À entendre nos dirigeants s’indigner contre la publication, dans le quotidien français Le Monde, d’une photo du président Abdelaziz Bouteflika le liant [à tort ?] au scandale des Panama Papers, à les écouter se dire « choqués » par un tel manquement aux règles de la déontologie, on se prend d’une tendre pensée pour Coluche : « C’est pas compliqué, en politique, il suffit d’avoir une bonne conscience, et pour ça il faut avoir une mauvaise mémoire ! »
Il n’y a pas si longtemps, en effet, les mêmes dirigeants algériens poussaient le même quotidien Le Monde à duper le lecteur par la publication d’un faux. Mais un faux qui arrangeait, alors, leurs affaires.
Le 4 juillet 2012, le quotidien français publiait, sous forme de cahier central de 16 pages, un supplément intitulé « Stratégie internationale » consacré au 50e anniversaire de l’indépendance de l’Algérie. Le document, dithyrambique, avait toutes les allures d’un document de propagande : l’Algérie y était présentée comme le modèle des nations de la planète, avec une interview-fleuve du président Bouteflika vantant les mérites de sa politique et annoncée à la « Une », et pas moins de sept interviews de ministres de son gouvernement qui, tous, faisaient l’éloge du chef de l’État.
Ce cahier spécial ressemblait au Monde, était vendu avec Le Monde, mais n’avait pas vraiment la saveur du Monde.
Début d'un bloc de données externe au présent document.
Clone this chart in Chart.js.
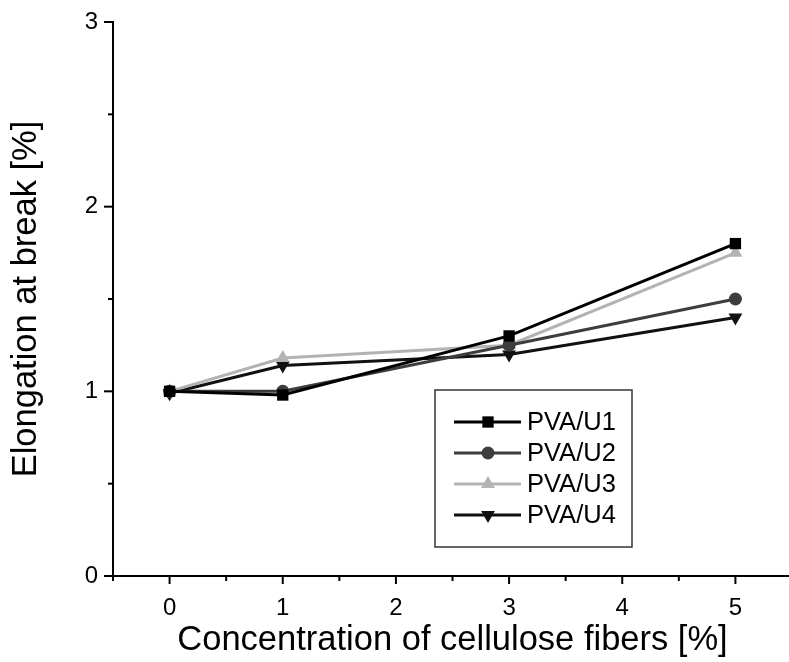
<!DOCTYPE html>
<html>
<head>
<meta charset="utf-8">
<script src="https://cdn.jsdelivr.net/npm/chart.js@4/dist/chart.umd.min.js"></script>
<style>
  body { margin: 0; background: #fff; }
  #wrap { width: 789px; height: 662px; overflow: hidden; }
</style>
</head>
<body>
<div id="wrap"><canvas id="elongChart" width="800" height="662"></canvas></div>
<script>
// values
var concentrations = [0, 1, 3, 5];
var pvaU1 = [1.00, 0.98, 1.30, 1.80];
var pvaU2 = [1.00, 1.00, 1.25, 1.50];
var pvaU3 = [1.00, 1.18, 1.25, 1.75];
var pvaU4 = [0.99, 1.14, 1.20, 1.40];
var seriesNames = ['PVA/U1', 'PVA/U2', 'PVA/U3', 'PVA/U4'];

var FONT = '"Liberation Sans", Arial, sans-serif';

function toPoints(vals) {
  return vals.map(function (v, i) { return { x: concentrations[i], y: v }; });
}

function makeSet(name, vals, color, style, radius, rot) {
  return {
    label: name,
    data: toPoints(vals),
    borderColor: color,
    backgroundColor: color,
    borderWidth: 3,
    pointStyle: style,
    pointRadius: radius,
    pointRotation: rot || 0,
    pointBorderWidth: 0,
    pointHoverRadius: radius,
    tension: 0
  };
}

// no automatic label padding, the plot box is fixed
function noPad(s) {
  s.paddingTop = 0; s.paddingBottom = 0; s.paddingLeft = 0; s.paddingRight = 0;
}

// draws outward major/minor ticks from the scales
var tickMarks = {
  id: 'tickMarks',
  afterDraw: function (chart) {
    var ctx = chart.ctx;
    var xs = chart.scales.x, ys = chart.scales.y;
    var area = chart.chartArea;
    ctx.save();
    ctx.strokeStyle = '#000';
    ctx.lineWidth = 2;
    xs.ticks.forEach(function (t) {
      var px = xs.getPixelForValue(t.value);
      var len = Number.isInteger(t.value) ? 8 : 5;
      ctx.beginPath();
      ctx.moveTo(px, area.bottom);
      ctx.lineTo(px, area.bottom + len);
      ctx.stroke();
    });
    ys.ticks.forEach(function (t) {
      var py = ys.getPixelForValue(t.value);
      var len = Number.isInteger(t.value) ? 9 : 5;
      ctx.beginPath();
      ctx.moveTo(area.left, py);
      ctx.lineTo(area.left - len, py);
      ctx.stroke();
    });
    ctx.restore();
  }
};

function drawMarker(ctx, style, rot, r, x, y) {
  ctx.beginPath();
  if (style === 'rect') {
    var s = r * Math.SQRT1_2;
    ctx.rect(x - s, y - s, 2 * s, 2 * s);
  } else if (style === 'circle') {
    ctx.arc(x, y, r, 0, Math.PI * 2);
  } else {
    var a0 = (rot * Math.PI / 180) - Math.PI / 2;
    for (var k = 0; k < 3; k++) {
      var a = a0 + k * 2 * Math.PI / 3;
      var px = x + r * Math.cos(a), py = y + r * Math.sin(a);
      if (k === 0) ctx.moveTo(px, py); else ctx.lineTo(px, py);
    }
    ctx.closePath();
  }
  ctx.fill();
}

// legend box inside the plot, like the original
var boxLegend = {
  id: 'boxLegend',
  afterDraw: function (chart) {
    var ctx = chart.ctx;
    var left = 435, top = 390, w = 197, h = 157;
    ctx.save();
    ctx.fillStyle = '#fff';
    ctx.fillRect(left, top, w, h);
    ctx.strokeStyle = '#333';
    ctx.lineWidth = 1.5;
    ctx.strokeRect(left, top, w, h);
    chart.data.datasets.forEach(function (ds, i) {
      var y = 422 + i * 31;
      ctx.strokeStyle = ds.borderColor;
      ctx.lineWidth = 3;
      ctx.beginPath();
      ctx.moveTo(454, y);
      ctx.lineTo(521, y);
      ctx.stroke();
      ctx.fillStyle = ds.backgroundColor;
      drawMarker(ctx, ds.pointStyle, ds.pointRotation, ds.pointRadius, 488, y);
      ctx.fillStyle = '#000';
      ctx.font = '25.5px ' + FONT;
      ctx.textBaseline = 'middle';
      ctx.textAlign = 'left';
      ctx.fillText(ds.label, 527, y + 1);
    });
    ctx.restore();
  }
};

new Chart(document.getElementById('elongChart'), {
  type: 'line',
  data: {
    datasets: [
      makeSet(seriesNames[0], pvaU1, '#000000', 'rect', 8, 0),
      makeSet(seriesNames[1], pvaU2, '#3d3d3d', 'circle', 6.5, 0),
      makeSet(seriesNames[2], pvaU3, '#b3b3b3', 'triangle', 8, 0),
      makeSet(seriesNames[3], pvaU4, '#111111', 'triangle', 8, 180)
    ]
  },
  options: {
    responsive: false,
    animation: false,
    events: [],
    layout: { padding: { top: 22, right: 7, left: 0, bottom: 0 } },
    plugins: {
      legend: { display: false },
      tooltip: { enabled: false }
    },
    scales: {
      x: {
        type: 'linear',
        min: -0.5,
        max: 5.5,
        afterFit: function (s) { s.height = 86; noPad(s); },
        grid: { display: false, drawTicks: false },
        border: { display: true, color: '#000', width: 2 },
        ticks: {
          stepSize: 0.5,
          autoSkip: false,
          maxRotation: 0,
          padding: 18,
          color: '#000',
          font: { family: FONT, size: 24 },
          callback: function (v) { return Number.isInteger(v) ? String(v) : ''; }
        },
        title: {
          display: true,
          text: 'Concentration of cellulose fibers [%]',
          color: '#000',
          font: { family: FONT, size: 34.5 },
          padding: { top: 0, bottom: 1 }
        }
      },
      y: {
        min: 0,
        max: 3,
        afterFit: function (s) { s.width = 113; noPad(s); },
        grid: { display: false, drawTicks: false },
        border: { display: true, color: '#000', width: 2 },
        ticks: {
          stepSize: 0.5,
          autoSkip: false,
          padding: 15,
          color: '#000',
          font: { family: FONT, size: 24 },
          callback: function (v) { return Number.isInteger(v) ? String(v) : ''; }
        },
        title: {
          display: true,
          text: 'Elongation at break [%]',
          color: '#000',
          font: { family: FONT, size: 34.5 },
          padding: { top: 6, bottom: 0 }
        }
      }
    }
  },
  plugins: [tickMarks, boxLegend]
});
</script>
</body>
</html>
Il s’agissait d’un encart publicitaire à la gloire de l’État algérien, conçu et rédigé par une agence de communication grassement payée pour l’occasion, publié dans un espace du journal acheté par l’État algérien, mais présenté d’une façon si trompeuse qu’on le prenait pour une initiative de la rédaction du Monde : même typographie, même maquette…
L’artifice était, de toute évidence, menée en coordination avec les dirigeants algériens. On en eut la preuve quand les médias publics algériens, APS, télévision, radios, El-Moudjahid reprirent, à l’unisson, « l’interview du chef de l’État accordée au journal Le Monde » .
Cette opération de propagande qui jouait sur la notoriété du journal, provoqua un gros scandale au sein de la rédaction, mise devant le fait accompli. La Société des rédacteurs, actionnaire du journal, dénonça l’initiative qui « entretient la confusion avec une information journalistique indépendante ». « Notre crédibilité a été très atteinte, c’est sans précédent sous cette forme dans l’histoire du journal », avait déploré la journaliste Isabelle Mandraud, chargée du Maghreb. Le Médiateur du Monde a dû reconnaître que le contrat de confiance établi avec les lecteurs « a bel et bien été transgressé ».
La direction du journal avait-elle donné son accord pour cette duperie ? Dans un billet aux lecteurs, le directeur du journal, a dû s’excuser auprès de ses lecteurs et de ses confrères pour «la confusion entre rédaction et publicité» et expliquer que ce cahier publicitaire « financé par l’État d’Algérie », avait « abusé la direction du journal, sa rédaction et nos lecteurs » et « porté un lourd préjudice à notre journal et à l’intégrité de sa rédaction ».
Le pouvoir algérien, par un procédé sulfureux, venait de ternir, pour longtemps, la crédibilité d’un quotidien qui se veut irréprochable.
Quatre ans plus tard, le même pouvoir, faisant les frais d’une maladresse journalistique de ce même quotidien, se découvre des vertus de défenseur de l’éthique. C’est à cette élasticité qu’on reconnaît le génie d’un régime.